Parallelized and utilizes chunking
based on the number of available cores.
When using, compile with: -O2 -threaded -with-rtsopts=-N.
Locate operations
bytestringFMIndexLocateS :: [ByteString] -> ByteString -> Seq (ByteString, LIntB) Source #
Takes a list of pattern(s) of ByteStrings
and an input ByteString
and returns the indexe(s) of occurences of the pattern(s)
in the input ByteString.
The output indices are 1-based,
and are not sorted.
bytestringFMIndexLocateP :: [ByteString] -> ByteString -> IO (Seq (ByteString, LIntB)) Source #
Takes a list of pattern(s) of ByteStrings
and an input ByteString
and returns the indexe(s) of occurences of the pattern(s)
in the input ByteString.
The output indices are 1-based,
and are not sorted.
Parallelized and utilizes chunking
based on the number of available cores.
When using, compile with: -O2 -threaded -with-rtsopts=-N.

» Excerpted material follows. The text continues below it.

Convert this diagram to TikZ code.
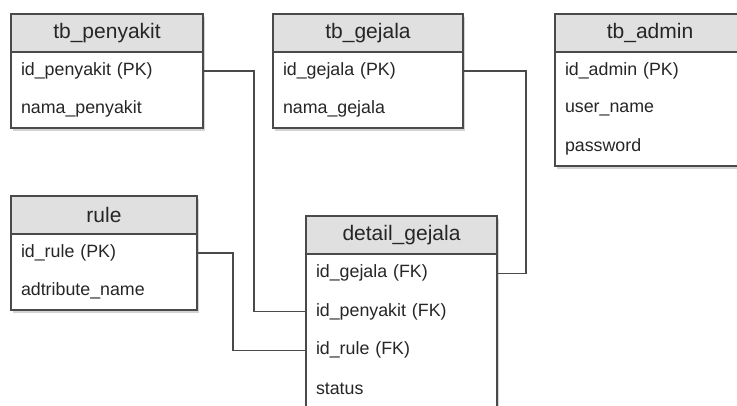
\documentclass[tikz,border=0pt]{standalone}
\usepackage{fontspec}
\setmainfont{Liberation Sans}
\usetikzlibrary{positioning,shadows,backgrounds}
\definecolor{linegray}{HTML}{4A4A4A}
\definecolor{headgray}{HTML}{E0E0E0}
\definecolor{txtgray}{HTML}{262626}
\begin{document}
\begin{tikzpicture}[x=1pt,y=-1pt,
	tblhead/.style={draw=linegray, fill=headgray, line width=1.3pt, outer sep=0pt, inner sep=0pt, anchor=north west, minimum height=38pt, text=txtgray, font=\fontsize{21}{24}\selectfont},
	tblrow/.style={outer sep=0pt, inner xsep=10pt, inner ysep=0pt, minimum height=38pt, text width=#1, align=left, text=txtgray, font=\fontsize{17.8}{20}\selectfont},
	tblframe/.style={draw=linegray, fill=white, line width=1.3pt, drop shadow={shadow xshift=2pt, shadow yshift=-2.5pt, opacity=0.35, fill=black!50}},
	link/.style={draw=linegray, line width=1.4pt},
	]
	\useasboundingbox (0,0) rectangle (737,405);
	%Nodes
	\node[tblhead, minimum width=192pt] (p0) at (11,14)  {tb\_penyakit};
	\node[tblrow=172pt] (p1) [below=0pt of p0] {id\_penyakit (PK)};
	\node[tblrow=172pt] (p2) [below=0pt of p1] {nama\_penyakit};
	
	\node[tblhead, minimum width=190pt] (g0) at (273,14) {tb\_gejala};
	\node[tblrow=170pt] (g1) [below=0pt of g0] {id\_gejala (PK)};
	\node[tblrow=170pt] (g2) [below=0pt of g1] {nama\_gejala};
	
	\node[tblhead, minimum width=190pt] (a0) at (555,14) {tb\_admin};
	\node[tblrow=170pt] (a1) [below=0pt of a0] {id\_admin (PK)};
	\node[tblrow=170pt] (a2) [below=0pt of a1] {user\_name};
	\node[tblrow=170pt] (a3) [below=0pt of a2] {password};
	
	\node[tblhead, minimum width=186pt] (r0) at (11,196) {rule};
	\node[tblrow=166pt] (r1) [below=0pt of r0] {id\_rule (PK)};
	\node[tblrow=166pt] (r2) [below=0pt of r1] {adtribute\_name};
	
	\node[tblhead, minimum width=191pt] (d0) at (306,216) {detail\_gejala};
	\node[tblrow=171pt, minimum height=38.5pt] (d1) [below=0pt of d0] {id\_gejala (FK)};
	\node[tblrow=171pt, minimum height=38.5pt] (d2) [below=0pt of d1] {id\_penyakit (FK)};
	\node[tblrow=171pt, minimum height=38.5pt] (d3) [below=0pt of d2] {id\_rule (FK)};
	\node[tblrow=171pt, minimum height=38.5pt] (d4) [below=0pt of d3] {status};
	
	%Frames
	\begin{scope}[on background layer]
		\path[tblframe] (p0.north west) rectangle (p2.south east);
		\path[tblframe] (g0.north west) rectangle (g2.south east);
		\path[tblframe] (a0.north west) rectangle (a3.south east);
		\path[tblframe] (r0.north west) rectangle (r2.south east);
		\path[tblframe] (d0.north west) rectangle (d4.south east);
	\end{scope}
	
	%Lines
	\draw[link] (p1.east) -- ++(51,0) |- (d2.west);
	\draw[link] (g1.east) -- ++(63,0) |- (d1.east);
	\draw[link] (r1.east) -- ++(36,0) |- (d3.west);
\end{tikzpicture}
\end{document}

textFMIndexLocateP :: [Text] -> Text -> IO (Seq (Text, LIntT)) Source #
Takes a list of pattern(s) of Texts
and an input Text
and returns the indexe(s) of occurences of the pattern(s)
in the input Text.
The output indices are 1-based,
and are not sorted.
Parallelized and utilizes chunking
based on the number of available cores.
When using, compile with: -O2 -threaded -with-rtsopts=-N.